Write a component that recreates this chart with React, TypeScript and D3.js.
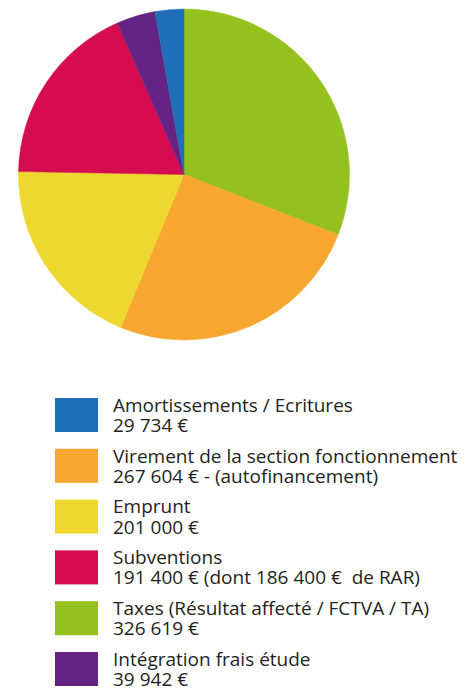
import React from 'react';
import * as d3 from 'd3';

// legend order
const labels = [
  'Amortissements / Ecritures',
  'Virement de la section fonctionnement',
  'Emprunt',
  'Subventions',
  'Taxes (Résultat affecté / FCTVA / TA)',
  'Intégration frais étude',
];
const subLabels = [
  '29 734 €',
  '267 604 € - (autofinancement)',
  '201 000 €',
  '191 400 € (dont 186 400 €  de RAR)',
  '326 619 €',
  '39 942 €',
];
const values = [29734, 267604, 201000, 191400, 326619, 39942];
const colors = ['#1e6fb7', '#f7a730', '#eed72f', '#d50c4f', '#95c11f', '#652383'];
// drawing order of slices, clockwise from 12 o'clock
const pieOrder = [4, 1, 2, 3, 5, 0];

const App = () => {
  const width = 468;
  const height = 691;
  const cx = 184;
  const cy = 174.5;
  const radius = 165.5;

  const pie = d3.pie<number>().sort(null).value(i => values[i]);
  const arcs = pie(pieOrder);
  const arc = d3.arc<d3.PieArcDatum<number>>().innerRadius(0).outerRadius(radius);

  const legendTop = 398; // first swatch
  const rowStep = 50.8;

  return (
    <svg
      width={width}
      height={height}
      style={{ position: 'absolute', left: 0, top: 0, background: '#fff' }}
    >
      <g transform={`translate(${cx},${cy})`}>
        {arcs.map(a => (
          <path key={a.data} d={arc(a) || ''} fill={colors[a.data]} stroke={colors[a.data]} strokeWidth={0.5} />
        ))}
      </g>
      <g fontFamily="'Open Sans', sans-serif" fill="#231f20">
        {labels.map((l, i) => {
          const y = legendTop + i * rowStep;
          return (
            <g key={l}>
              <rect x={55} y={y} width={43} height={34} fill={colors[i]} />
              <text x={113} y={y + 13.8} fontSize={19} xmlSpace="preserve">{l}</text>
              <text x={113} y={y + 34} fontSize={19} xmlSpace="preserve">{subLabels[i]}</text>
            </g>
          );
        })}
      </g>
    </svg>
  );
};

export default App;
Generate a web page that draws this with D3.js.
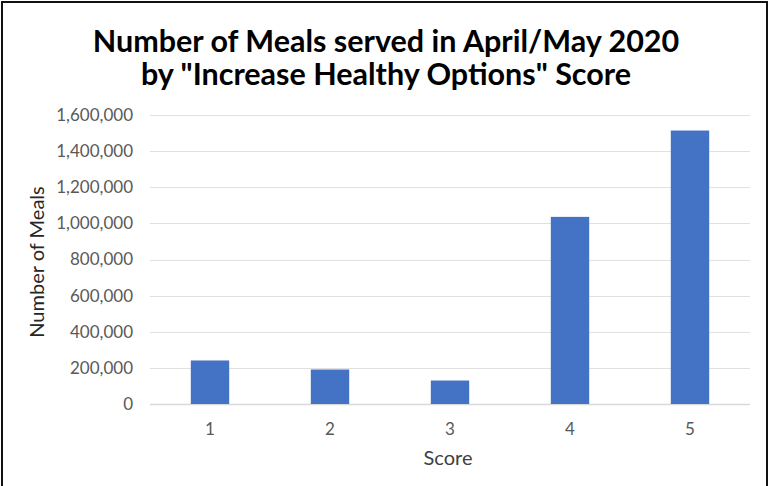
++++++++
- _PROMPT_
Pick out the lines that contain "with" and copy them.

- _TASK RESULT_
Write a component that recreates this chart with React, TypeScript and D3.js.
Generate a web page that draws this with D3.js.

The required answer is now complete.